**WRITTEN TASK:**
Locate all lines in the data below that hold "with" and show them.

**DATA:**
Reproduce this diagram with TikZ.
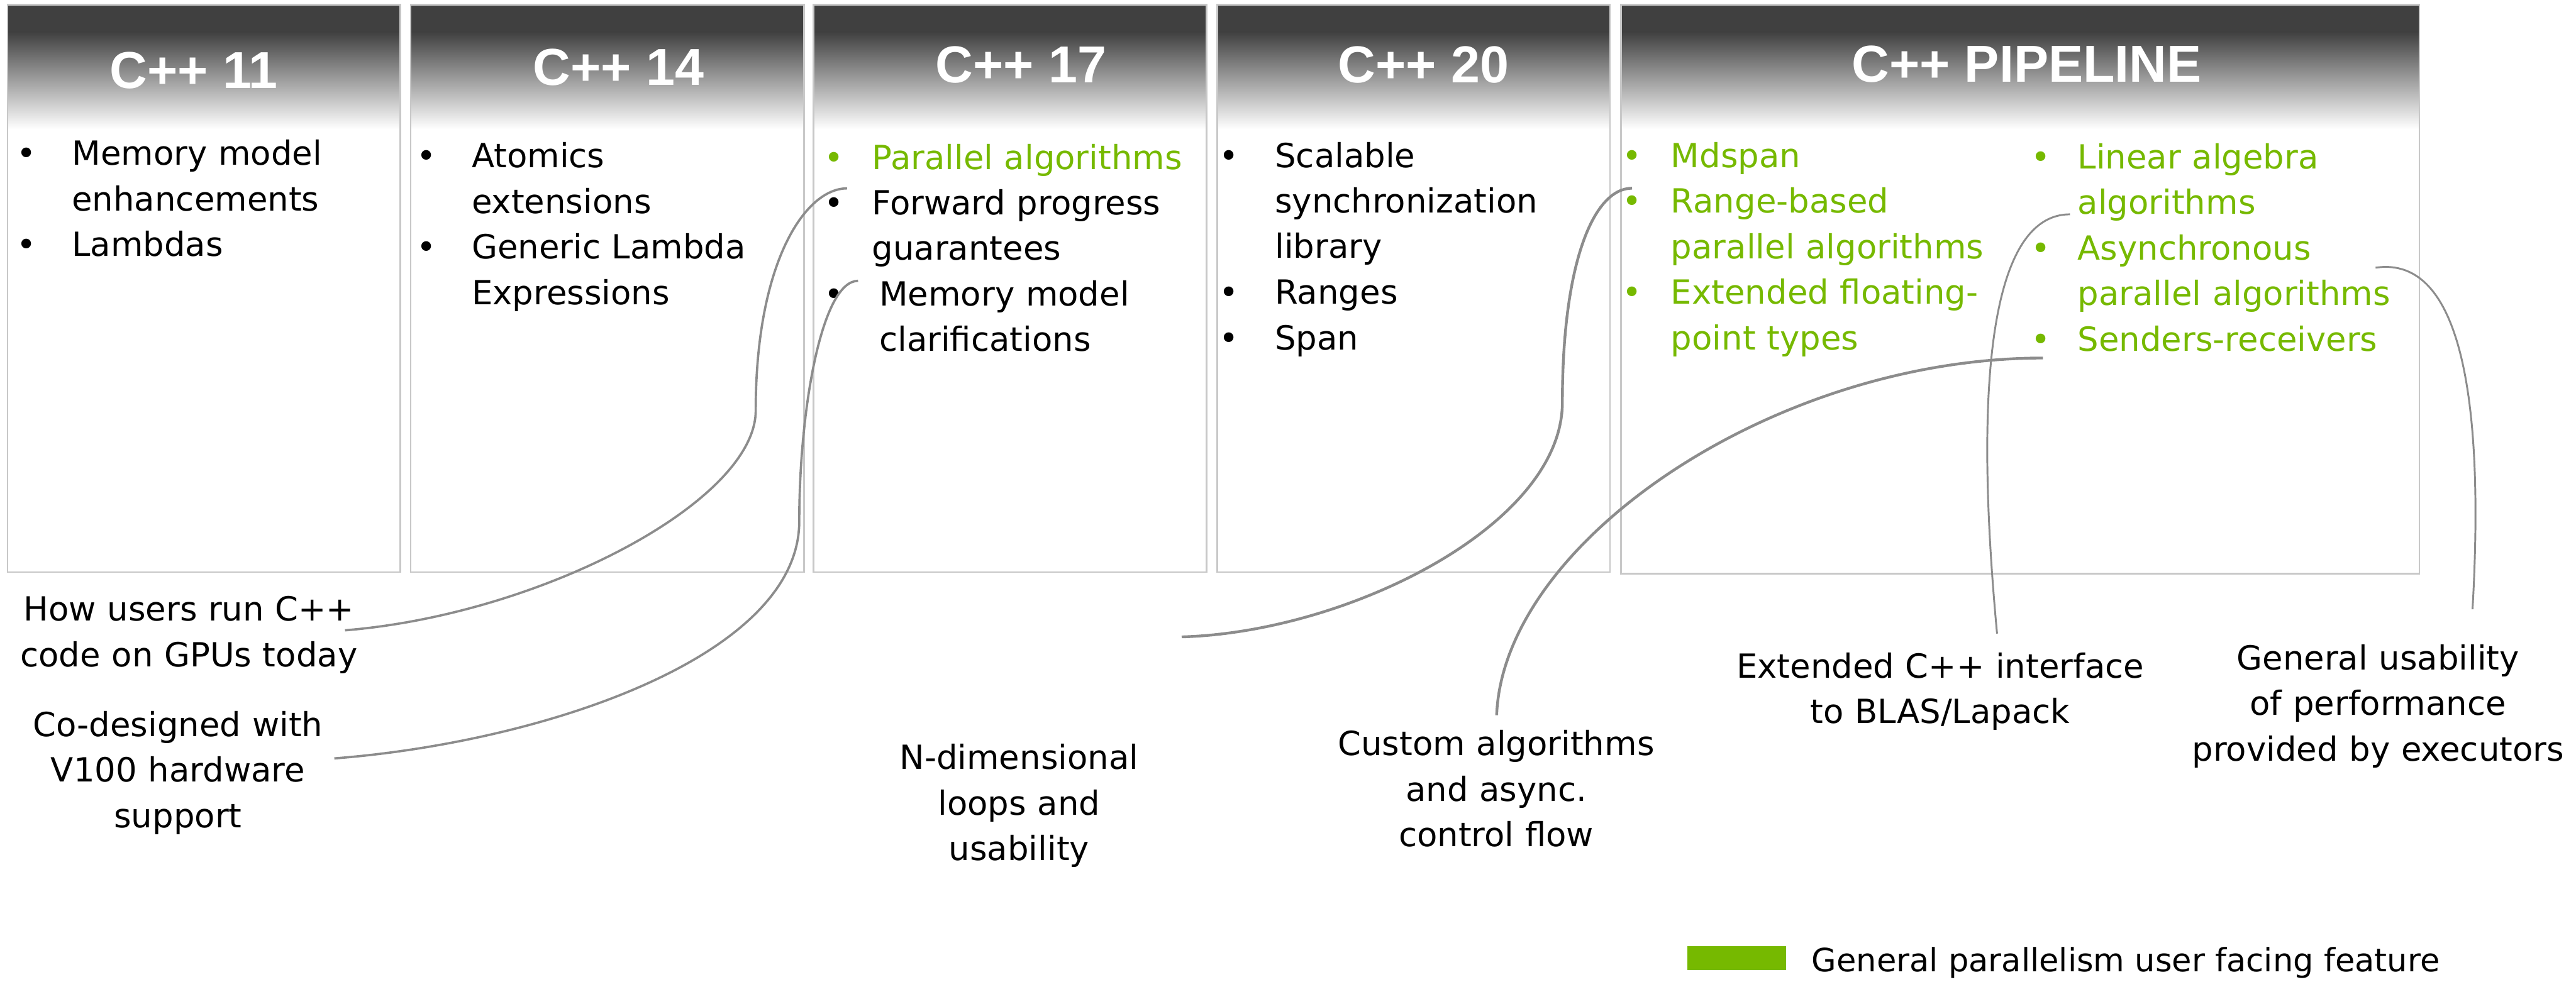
\documentclass[tikz,border=0pt]{standalone}
\usepackage{fontspec}
\setmainfont{DejaVu Sans}
\newfontfamily\titlefont{Liberation Sans}
\usetikzlibrary{
    positioning
}
\definecolor{nvgreen}{RGB}{118,185,0}
\definecolor{headgray}{RGB}{64,64,64}
\definecolor{framegray}{RGB}{200,200,200}
\definecolor{wiregray}{RGB}{140,140,140}
\tikzset{
    every node/.style={
        inner sep=0pt
    },
    era/.style={
        draw=framegray,
        line width=0.75pt
    },
    title/.style={
        anchor=base,
        text=white,
        font=\titlefont\bfseries\fontsize{22.5}{26}\selectfont
    },
    item/.style={
        anchor=base west,
        align=left,
        text width=7cm,
        font=\fontsize{14.4}{19.7}\selectfont
    },
    dot/.style={
        anchor=base,
        font=\fontsize{14.4}{19.7}\selectfont
    },
    note/.style={
        anchor=base,
        align=center,
        text width=7cm,
        font=\fontsize{14.4}{19.7}\selectfont
    },
    wire/.style={
        draw=wiregray,
        line width=1pt
    }
}

\begin{document}
\begin{tikzpicture}[
    x=0.025cm,
    y=-0.025cm
]
    \useasboundingbox (0,0) rectangle (1568,597.7);

    % Cabeceras
    \fill[headgray] (4.6,3) rectangle (243.7,19.5);
    \shade[top color=headgray, bottom color=white] (4.6,19.5) rectangle (243.7,78.6);
    \fill[headgray] (250,3) rectangle (489.3,19.5);
    \shade[top color=headgray, bottom color=white] (250,19.5) rectangle (489.3,78.6);
    \fill[headgray] (495.2,3) rectangle (734.4,19.5);
    \shade[top color=headgray, bottom color=white] (495.2,19.5) rectangle (734.4,78.6);
    \fill[headgray] (740.9,3) rectangle (980,19.5);
    \shade[top color=headgray, bottom color=white] (740.9,19.5) rectangle (980,78.6);
    \fill[headgray] (986.6,3) rectangle (1472.7,19.5);
    \shade[top color=headgray, bottom color=white] (986.6,19.5) rectangle (1472.7,78.6);

    % Cajas
    \draw[era] (4.6,3) rectangle (243.7,348.4);
    \draw[era] (250,3) rectangle (489.3,348.4);
    \draw[era] (495.2,3) rectangle (734.4,348.4);
    \draw[era] (740.9,3) rectangle (980,348.4);
    \draw[era] (986.6,3) rectangle (1472.7,349.3);

    % Titulos
    \node[title] (h11) at (118,53.6)    {C++ 11};
    \node[title] (h14) at (376.5,52)    {C++ 14};
    \node[title] (h17) at (621.5,50.5)  {C++ 17};
    \node[title] (h20) at (866.5,50.5)  {C++ 20};
    \node[title] (hpl) at (1233.7,49.8) {C++ PIPELINE};

    % C++ 11
    \node[dot]  (d11a) at (16,100.6)   {•};
    \node[item] (mem)  at (43.5,100.6) {Memory model\\enhancements};
    \node[dot]  (d11b) at (16,156.1)   {•};
    \node[item] (lam)  at (43.5,156.1) {Lambdas};

    % C++ 14
    \node[dot]  (d14a) at (259.5,102.1) {•};
    \node[item] (atom) at (286.9,102.1) {Atomics\\extensions};
    \node[dot]  (d14b) at (259.5,157.6) {•};
    \node[item] (glam) at (286.9,157.6) {Generic Lambda\\Expressions};

    % C++ 17
    \node[dot, text=nvgreen]  (d17a) at (507.5,103)    {•};
    \node[item, text=nvgreen] (par)  at (530.5,103)    {Parallel algorithms};
    \node[dot]                (d17b) at (507.5,130.75) {•};
    \node[item]               (fwd)  at (530.5,130.75) {Forward progress\\guarantees};
    \node[dot]                (d17c) at (507.5,186.25) {•};
    \node[item]               (mmc)  at (535,186.25)   {Memory model\\clarifications};

    % C++ 20
    \node[dot]  (d20a) at (748,101.9)    {•};
    \node[item] (sync) at (775.8,101.9)  {Scalable\\synchronization\\library};
    \node[dot]  (d20b) at (748,185.15)   {•};
    \node[item] (rng)  at (775.8,185.15) {Ranges};
    \node[dot]  (d20c) at (748,212.9)    {•};
    \node[item] (span) at (775.8,212.9)  {Span};

    % C++ PIPELINE
    \node[dot, text=nvgreen]  (dpa) at (993.5,101.9)   {•};
    \node[item, text=nvgreen] (mds) at (1016.8,101.9)  {Mdspan};
    \node[dot, text=nvgreen]  (dpb) at (993.5,129.65)  {•};
    \node[item, text=nvgreen] (rba) at (1016.8,129.65) {Range-based\\parallel algorithms};
    \node[dot, text=nvgreen]  (dpc) at (993.5,185.15)  {•};
    \node[item, text=nvgreen] (efp) at (1016.8,185.15) {Extended floating-\\point types};
    \node[dot, text=nvgreen]  (dpd) at (1242.3,102.8)  {•};
    \node[item, text=nvgreen] (lin) at (1264.4,102.8)  {Linear algebra\\algorithms};
    \node[dot, text=nvgreen]  (dpe) at (1242.3,158.3)  {•};
    \node[item, text=nvgreen] (apa) at (1264.4,158.3)  {Asynchronous\\parallel algorithms};
    \node[dot, text=nvgreen]  (dpf) at (1242.3,213.8)  {•};
    \node[item, text=nvgreen] (snd) at (1264.4,213.8)  {Senders-receivers};

    % Notas
    \node[note] (how)  at (115,378.2)    {How users run C++\\code on GPUs today};
    \node[note] (v100) at (108.3,448.5)  {Co-designed with\\V100 hardware\\support};
    \node[note] (ndim) at (620.3,468.5)  {N-dimensional\\loops and\\usability};
    \node[note] (cust) at (910.7,460)    {Custom algorithms\\and async.\\control flow};
    \node[note] (blas) at (1181,412.7)   {Extended C++ interface\\to BLAS/Lapack};
    \node[note] (exec) at (1447.5,407.9) {General usability\\of performance\\provided by executors};

    % Extremos de las lineas
    \coordinate (w1a) at (210,383.8);
    \coordinate (w1b) at (460,250);
    \coordinate (w1c) at (515.6,114.7);
    \coordinate (w2a) at (203.5,461.8);
    \coordinate (w2b) at (486.5,317.5);
    \coordinate (w2c) at (522.3,171);
    \coordinate (w3a) at (719.3,387.8);
    \coordinate (w3b) at (951,245);
    \coordinate (w3c) at (993.4,114.6);
    \coordinate (w4a) at (911,435.5);
    \coordinate (w4b) at (1243.5,218);
    \coordinate (w5a) at (1215.6,385.8);
    \coordinate (w5b) at (1260,130.5);
    \coordinate (w6a) at (1505,371);
    \coordinate (w6b) at (1446,163);

    % Lineas
    \draw[wire] (w1a) .. controls +(120,-9.8) and +(0,55) .. (w1b)
                      .. controls +(0,-90) and +(-25.6,0) .. (w1c);
    \draw[wire] (w2a) .. controls +(126.5,-9.8) and +(0,82.5) .. (w2b)
                      .. controls +(0,-67.5) and +(-22.3,0) .. (w2c);
    \draw[wire, line width=1.2pt] (w3a) .. controls +(100.7,-2.8) and +(0,75) .. (w3b)
                      .. controls +(0,-85) and +(-23.4,0) .. (w3c);
    \draw[wire, line width=1.2pt] (w4a) .. controls +(4,-105.5) and +(-163.5,0) .. (w4b);
    \draw[wire, line width=0.8pt] (w5a) .. controls +(-15.6,-165.8) and +(-45,0) .. (w5b);
    \draw[wire, line width=0.8pt] (w6a) .. controls +(7,-121) and +(54,-8) .. (w6b);

    % Leyenda
    \fill[nvgreen] (1027,576.2) rectangle (1087,590.7);
    \node[anchor=base west, font=\fontsize{13.9}{17}\selectfont] (key) at (1102.5,591.8)
        {General parallelism user facing feature};

\end{tikzpicture}
\end{document}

**RESPONSE FOR THIS EXERCISE:**
Reproduce this diagram with TikZ.
    \node[note] (v100) at (108.3,448.5)  {Co-designed with\\V100 hardware\\support};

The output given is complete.